Published 9:57 PM EDT Sep 24, 2018
WASHINGTON – Supreme Court nominee Brett Kavanaugh spoke to Fox News in an interview aired Monday night on "The Story with Martha MacCallum," following allegations of sexual misconduct by two women.
Sitting next to his wife, Ashley Estes Kavanaugh, the nominee flatly refuted the accusations as he sought to defend himself days before the Senate Judiciary Committee is scheduled to have another hearing on his confirmation. President Donald Trump nominated Kavanaugh in July to succeed Justice Anthony Kennedy on the high court.
That vote on Kavanaugh's nomination has been pushed back so he can answer allegations leveled by one of his accusers: psychology researcher and Palo Alto University professor Christine Blasey Ford. She alleges that, while both were in high school, Kavanaugh held her down, put his hand over her mouth to silence her, and tried to remove her clothes.
A second woman, Deborah Ramirez, a Yale University classmate of Kavanaugh's, claims that he exposed himself to her and shoved his penis in her face at a dorm room party in their freshman year at the Ivy League school. She said they were playing a drinking game at the time and admits there are gaps in her memory of that night.
Here are five takeaways from the interview:
Kavanaugh a 'virgin' in high school
The judge said he never had sexual intercourse "or anything close to (it)" until long after he left Georgetown Prep, the elite all-boys Catholic high school he attended in Rockville, Maryland.
“So you’re saying through all these years that are in question that you were a virgin?” MacCallum asked Kavanaugh.
“That’s correct," he replied.
She pressed on: “And through what years in college, since we’re probing into your personal life here?”
“Many years after, I’ll leave it at that," he answered. "Many years after."
Kavanaugh was emphatic in his denials
“The truth is I’ve never sexually assaulted anyone, in high school or otherwise. I am not questioning and have not questioned that perhaps Dr. Ford at some point in her life was sexually assaulted by someone at some place, but what I know is I’ve never sexually assaulted anyone,” Kavanaugh said.
He went further by saying he wasn't even in the same place where Ford was when the alleged assault took place.

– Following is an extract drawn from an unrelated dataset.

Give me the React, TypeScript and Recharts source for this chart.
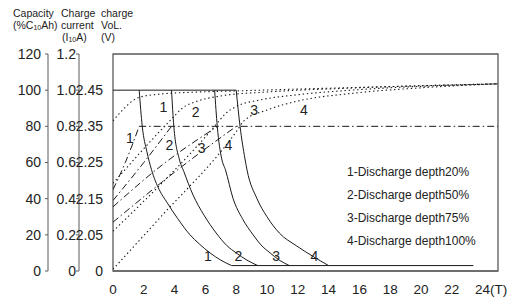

“I was never at any such party," he told MacCallum. "The other people who alleged to be present have said they do not remember any such party. A woman who was present, another woman who was present who was Dr. Ford’s lifelong friend has said she doesn’t know me and never remembers being at a party with me at any time in her life.”
The judge said he won't withdraw
Kavanaugh appears resolute about his desire to be confirmed to the nation's highest court.
“I’m not going to let false accusations drive us out of this process and we’re looking for a fair process where I can be heard and defend my integrity, my lifelong record," Kavanaugh said.
"My lifelong record of promoting dignity and equality for women starting with the women who knew me when I was 14 years old," he continued. "I’m not going anywhere.”
So far, Trump is standing by his pick. He told reporters during an appearance at the United Nations General Assembly in New York that Kavanaugh "is an absolutely outstanding person. Hopefully he will be confirmed quickly."
He spoke with his wife at his side
Ashley Kavanaugh sat next to her husband as he forcefully defended himself.
Often nodding in agreement as the judge spoke, Ashley Kavanaugh said she's known him for 17 years and described him as "decent ... kind ... and good" as she defended him.
"It's been very difficult to have these conversations with your children," she told MacCallum. "But they know Brett and they know the truth. And we told them from the very beginning of this process this will be not fun sometimes. You're going to hear things. People feel strongly and you need to know that. Just remember you know your dad."
Ashley Kavanaugh was the personal secretary to President George W. Bush when Brett Kavanaugh worked in the White House. His first date with his future bride was Sept. 10, 2001. The next morning, they were among those whisked out of the White House during the 9/11 attacks.
He chose a friendly audience for the interview
Kavanaugh chose Fox News for his only interview – so far – to refute the allegations.
MacCallum, who joined Fox News Channel in 2004, is one of the more prominent personalities on a network that features Sean Hannity, Geraldo Rivera and Brit Hume.
She did not pull punches.
MacCallum pointedly asked Kavanaugh to address: the specific allegations (he repeatedly refuted them); whether he had ever blacked out from drinking too much in high school (he said that never happened); and whether similar allegations by someone in high school should count against them later in life ("I think everyone's judged on their whole life," he responded.)
Shaunna Thomas, executive director of UltraViolet Action, a progressive groups that opposes Kavanaugh's confirmation, criticized the judge for choosing the "comfort of a partisan network" to air his denials.
“If Kavanaugh really wanted to get to the truth, he’d go to the FBI, not Fox News," she said. "This was the move of a political hack, not a nominee to the Supreme Court."